Encuadrado formalmente en el texto
como lenguaje básico de comunicación, me es difícil contextualizar una obra
teatral en la cual los lenguajes utilizados son todos menos el texto, o éste
tiene una presencia testimonial. La relativa facilidad, recalco lo de relativa,
para entender una obra, un mensaje, una proposición, cuando el texto se
desarrolla de forma lineal, se torna borrosa, se te diluye entre los dedos
cuando es la expresión corporal, los sonidos o la utilización de elementos, en
principio, ajenos al formato clásico, las herramientas con las que los actores
intentan construir el mensaje y exponerlo al espectador. Sin embargo son esos nuevos formatos, con los
cuales apenas he tenido experiencia, los que te pueden transformar. De alguna
forma me siento interpelado, interrogado, y de esta manera, surgen nuevas ideas
con las que enfrentarme a un hecho teatral nuevo para mí.
Esto hace que el espectador, en este
caso yo, haga un esfuerzo del que inevitablemente sale beneficiado, empeñado
por comprender, entender, sumergirse en definitiva en la propuesta escénica y
dejarse llevar por una nueva forma de experimentación teatral. Y es en esta
tesitura, con la implicación propia del neófito, cuando van naciendo
interpretaciones de la obra y uno comienza a darle sentido al espacio temporal
y físico.

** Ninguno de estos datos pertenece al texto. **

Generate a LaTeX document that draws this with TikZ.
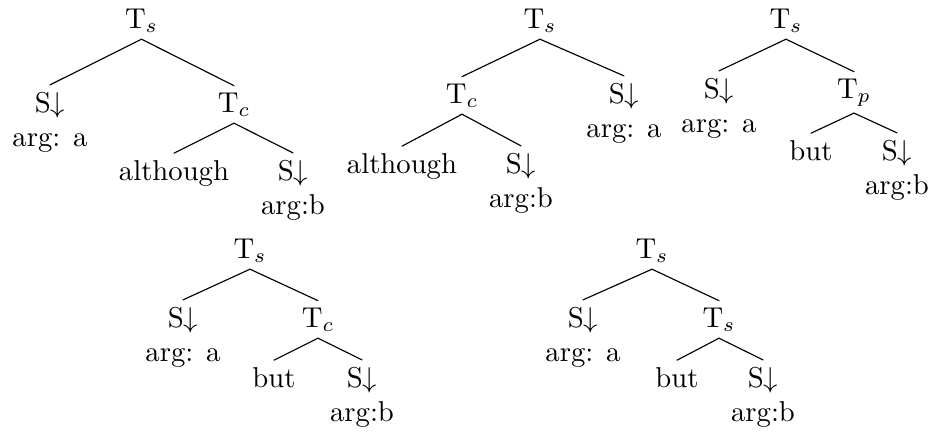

Interpretaciones como la incomunicación por exceso de información, la
decrepitud, la sustitución de dioses religiosos por dioses paganos en nuestra
sociedad, la trascendencia, etc, que, seguramente, no tendrán nada que ver con
la motivación que dio lugar a la misma, que no estuvieron, ni de cerca, en el
imaginario del autor.
Pero
es esto, precisamente, lo que hace que uno salga satisfecho, al poder, a la
vista de lo experimentado hasta ese momento, darle sentido al bagaje argumental
del que se ha ido proveyendo a lo largo de su vida y aplicarlo a las distintos
retos culturales a los que asiste, darle significado y memoria, contenido y
sentido. Comprende la obra porque al final se comprende a sí mismo.

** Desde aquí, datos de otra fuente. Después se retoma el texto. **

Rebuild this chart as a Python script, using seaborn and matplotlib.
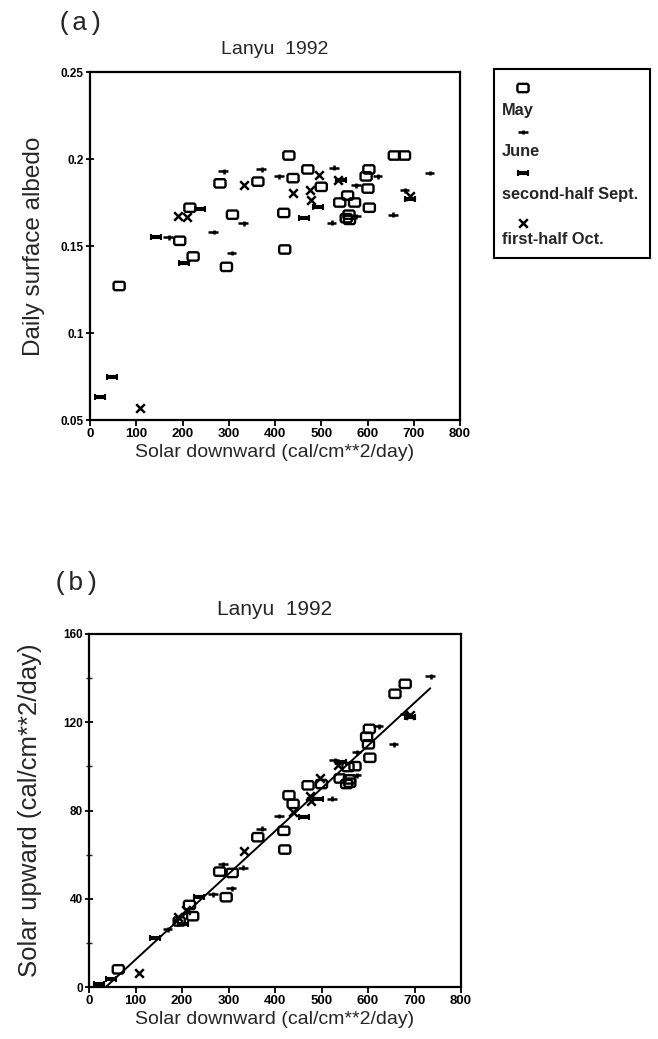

Y esto último es precisamente lo que
al final supone una barrera para este tipo de manifestación cultural. El
rechazo manifiesto por comprendernos a nosotros mismos para poder comprender lo
que nos rodea, en un momento en que el arte se caracteriza por la disolución de
los límites tanto en los medios empleados como en los conceptos utilizados,
hace que sea un arte de supervivencia, lejos de los focos del arte más
comercial y publicitado, ante el hecho de que ya no vale con observar sino que
hace falta comprender.
Al
calor de una copa de vino, ahora sí, ya decantado, vamos desgranando en buena
compañía lo que en este momento puede hacer la educación por las generaciones
venideras de espectadores. Es el hecho de que debe ofrecernos, de forma individual
y colectiva, las herramientas precisas para desarrollar el pensamiento crítico
y creativo. Recursos necesarios para que seamos capaces de colocarnos delante
de lo desconocido e inesperado y disfrutar de ello precisamente por eso, por
ser desconocido e inesperado. Aunque en este momento, por desgracia, las líneas
formativas educan para que se busque el cuento conocido, el que no tiene
sorpresas, el que no pone en tela de juicio los esquemas correctos, aquellos
que nos orientan y nos indican que las cosas son como son y no deben ser de
otra manera, amputando el pensamiento crítico y convirtiéndonos en corderos,
aniquilando de facto el derecho a pensar.
De vez en cuando hace falta parar,
establecer un dialogo con nuestro propio interior y navegar en la ULTRAINOCENCIA.